"Sanatorium miłości". Elżbieta przerwała milczenie. Chciała odejść z programu. "Byłam zaszczuta"

Szósta edycja "Sanatorium miłości" nie przestała budzić emocji nawet po zakończeniu. W rozmowie z Radiem ZET Elżbieta Urbaniak ujawniła nowe fakty. Według niej niektóre uczestniczki zachowywały się skandalicznie.

Szósta edycja "Sanatorium miłości" jakiś czas temu dobiegła końca. Uczestnicy randkowego reality show dla seniorów nie dają jednak o sobie zapomnieć. Elżbieta Urbaniak, która w programie opowiedziała o swoich traumatycznych doświadczeniach, rozmawiała ostatnio z Radiem ZET. Uczestniczka nie dogadywała się najlepiej z pozostałymi kuracjuszkami. Teraz opowiedziała, jak wyglądała sytuacja z jej perspektywy.

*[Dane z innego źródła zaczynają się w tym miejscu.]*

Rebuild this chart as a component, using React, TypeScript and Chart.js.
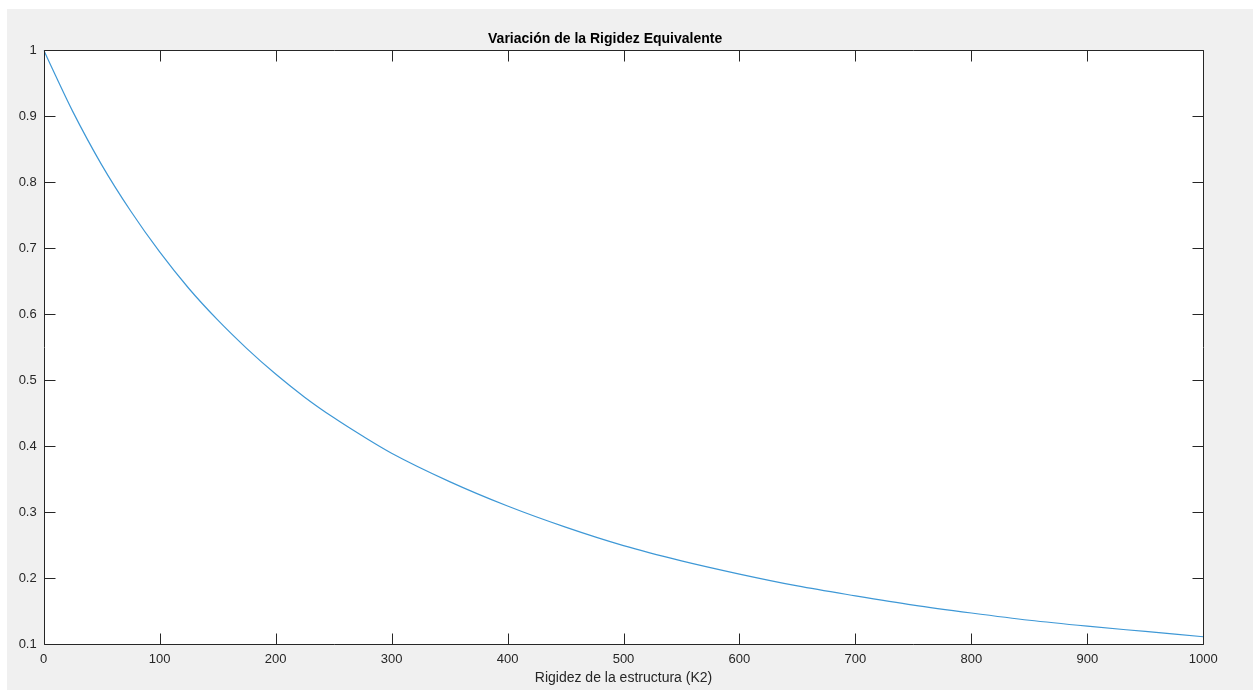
import React, { useEffect, useRef } from "react";
import { Chart, registerables } from "chart.js";

Chart.register(...registerables);

const chartTitle = "Variación de la Rigidez Equivalente";
const xAxisLabel = "Rigidez de la estructura (K2)";

const k2Values = [0, 10, 25, 50, 75, 100, 125, 150, 175, 200, 225, 250, 275, 300, 350, 400, 450, 500, 550, 600, 650, 700, 750, 800, 850, 900, 950, 1000];
const rigidezEquivalente = [1.0, 0.962, 0.907, 0.826, 0.756, 0.694, 0.639, 0.591, 0.548, 0.509, 0.474, 0.443, 0.415, 0.389, 0.346, 0.309, 0.277, 0.249, 0.226, 0.206, 0.188, 0.173, 0.159, 0.147, 0.136, 0.127, 0.119, 0.111];

const xTicks = [0, 100, 200, 300, 400, 500, 600, 700, 800, 900, 1000];
const yTicks = [0.1, 0.2, 0.3, 0.4, 0.5, 0.6, 0.7, 0.8, 0.9, 1];

const AXIS_COLOR = "#262626";
const FONT = "'Liberation Sans', Arial, Helvetica, sans-serif";

const boxTicksPlugin = {
  id: "boxTicks",
  afterDraw(chart: any) {
    const { ctx, chartArea } = chart;
    const { left, right, top, bottom } = chartArea;
    const xs = chart.scales.x;
    const ys = chart.scales.y;
    const len = 11;
    ctx.save();
    ctx.strokeStyle = AXIS_COLOR;
    ctx.lineWidth = 1;
    const L = Math.round(left) + 0.5;
    const R = Math.round(right) + 0.5;
    const T = Math.round(top) + 0.5;
    const B = Math.round(bottom) + 0.5;
    ctx.beginPath();
    ctx.rect(L, T, R - L, B - T);
    ctx.stroke();
    ctx.beginPath();
    xTicks.forEach((v) => {
      const px = Math.round(xs.getPixelForValue(v)) + 0.5;
      ctx.moveTo(px, B);
      ctx.lineTo(px, B - len);
      ctx.moveTo(px, T);
      ctx.lineTo(px, T + len);
    });
    yTicks.forEach((v) => {
      const py = Math.round(ys.getPixelForValue(v)) + 0.5;
      ctx.moveTo(L, py);
      ctx.lineTo(L + len, py);
      ctx.moveTo(R, py);
      ctx.lineTo(R - len, py);
    });
    ctx.stroke();
    ctx.restore();
  },
};

export default function App() {
  const canvasRef = useRef<HTMLCanvasElement | null>(null);

  useEffect(() => {
    if (!canvasRef.current) return;
    const points = k2Values.map((k, i) => ({ x: k, y: rigidezEquivalente[i] }));
    const chart = new Chart(canvasRef.current, {
      type: "line",
      data: {
        datasets: [
          {
            data: points,
            borderColor: "rgb(62,152,214)",
            borderWidth: 1.2,
            pointRadius: 0,
            fill: false,
            cubicInterpolationMode: "monotone",
          },
        ],
      },
      options: {
        animation: false,
        responsive: false,
        maintainAspectRatio: false,
        layout: { padding: { left: 0, right: 49.7, top: 0, bottom: 0 } },
        plugins: {
          legend: { display: false },
          tooltip: { enabled: false },
          title: {
            display: true,
            text: chartTitle,
            color: "#000",
            font: { family: FONT, size: 14, weight: "bold", lineHeight: 1.2 },
            padding: { top: 22.2, bottom: 2.0 },
          },
        },
        scales: {
          x: {
            type: "linear",
            min: 0,
            max: 1000,
            afterBuildTicks: (scale: any) => {
              scale.ticks = xTicks.map((v) => ({ value: v }));
            },
            afterFit: (scale: any) => {
              scale.height = 46;
            },
            grid: { display: false, drawTicks: false },
            border: { display: false },
            ticks: {
              color: AXIS_COLOR,
              padding: 8,
              maxRotation: 0,
              autoSkip: false,
              font: { family: FONT, size: 13 },
              callback: (v: any) => String(v),
            },
            title: {
              display: true,
              text: xAxisLabel,
              color: AXIS_COLOR,
              font: { family: FONT, size: 14, lineHeight: 1.2 },
              padding: { top: 0, bottom: 3.6 },
            },
          },
          y: {
            type: "linear",
            min: 0.1,
            max: 1,
            afterBuildTicks: (scale: any) => {
              scale.ticks = yTicks.map((v) => ({ value: v }));
            },
            afterFit: (scale: any) => {
              scale.width = 36.7;
            },
            grid: { display: false, drawTicks: false },
            border: { display: false },
            ticks: {
              color: AXIS_COLOR,
              padding: 7,
              autoSkip: false,
              font: { family: FONT, size: 13 },
              callback: (v: any) => String(Math.round(Number(v) * 10) / 10),
            },
          },
        },
      },
      plugins: [boxTicksPlugin],
    } as any);
    return () => chart.destroy();
  }, []);

  return (
    <div style={{ position: "fixed", left: 0, top: 0, width: 1253, height: 690, background: "#ffffff" }}>
      <div style={{ position: "absolute", left: 7, top: 9, width: 1246, height: 681, background: "#f0f0f0" }}>
        <div style={{ position: "absolute", left: 36.7, top: 41, width: 1159.6, height: 594, background: "#ffffff" }} />
        <canvas ref={canvasRef} width={1246} height={681} style={{ position: "absolute", left: 0, top: 0, width: 1246, height: 681 }} />
      </div>
    </div>
  );
}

Zobacz wideo Wielka miłość po "Sanatorium Miłości"! Już tego nie ukrywają

"Sanatorium miłości". Elżbieta ujawniła kulisy konfliktu. "Wywołana potężna burza"

W szóstej edycji "Sanatorium miłości" nie zabrakło emocji, które nie opadły nawet po zakończeniu programu. Po finałowym odcinku niektórzy uczestnicy nie szczędzili pod adresem kolegów z programu gorzkich słów. W rozmowie z Radiem Zet Elżbieta Urbaniak ujawniła kulisy konfliktu.

Gdy zaczynała się edycja, to ja powiedziałam sobie, że nie będę niczego komentować. Nie wiedziałam, jak to będzie wyglądać. Ja jestem impulsywna i emocjonalna, i niejednokrotnie było mi przykro za te brzydkie komentarze na mój temat. W tym momencie, kiedy wśród pozostałych uczestników została wywołana taka potężna burza, to niestety, ale ja się wycofuję z tego - mówiła kuracjuszka.

Seniorka już w programie nie mogła dogadać się z koleżankami z programu. Konflikt zaostrzył się jeszcze po odejściu Marii Luizy, którą zastąpiła Maria. Elżbieta wspomniała, że niektóre kuracjuszki obgadywały pozostałe. Przodować miała w tym Maria Oleksiewicz, która została wybrana królową turnusu. "Bardzo nieładnie, że uczestnicy posunęli się do tego, żeby obgadywać kogoś, żeby kłamać. Ja nie jestem taką osobą, absolutnie. Już nie będę wspominać o królowej, która o wszystkich coś mówiła, tylko nie o sobie. To jest bardzo nieładnie" - podsumowała.

Elżbieta czuła się "zaszczuta". "Chciałam odejść z programu"

Elżbieta przyznała, że zachowanie koleżanek z programu mocno ją przytłoczyło. Konflikt nasilił się po odejściu Marii Luizy. Urbaniak rozważała wówczas odejście z programu. Seniorka nie spodziewała się bowiem, że doświadczy w randkowym show tylu negatywnych emocji. "Te kobiety same mówią o tym, że były intrygantkami. Hipokryzja, to wszystko… Takie rzeczy nie powinny mieć miejsca w tak pięknej edycji. Takie "Sanatorium miłości" to jest coś pięknego - być tam i przeżyć. Kiedy odeszła Majka, ja nie poczułam się dobrze. Byłam tak jakoś zaszczuta (...) Płakałam, było mi źle i naprawdę wtedy chciałam odejść z programu. Wiedziałam, że ten mój spokój został już bardzo zakłócony" - wyznała w wywiadzie dla Radia ZET.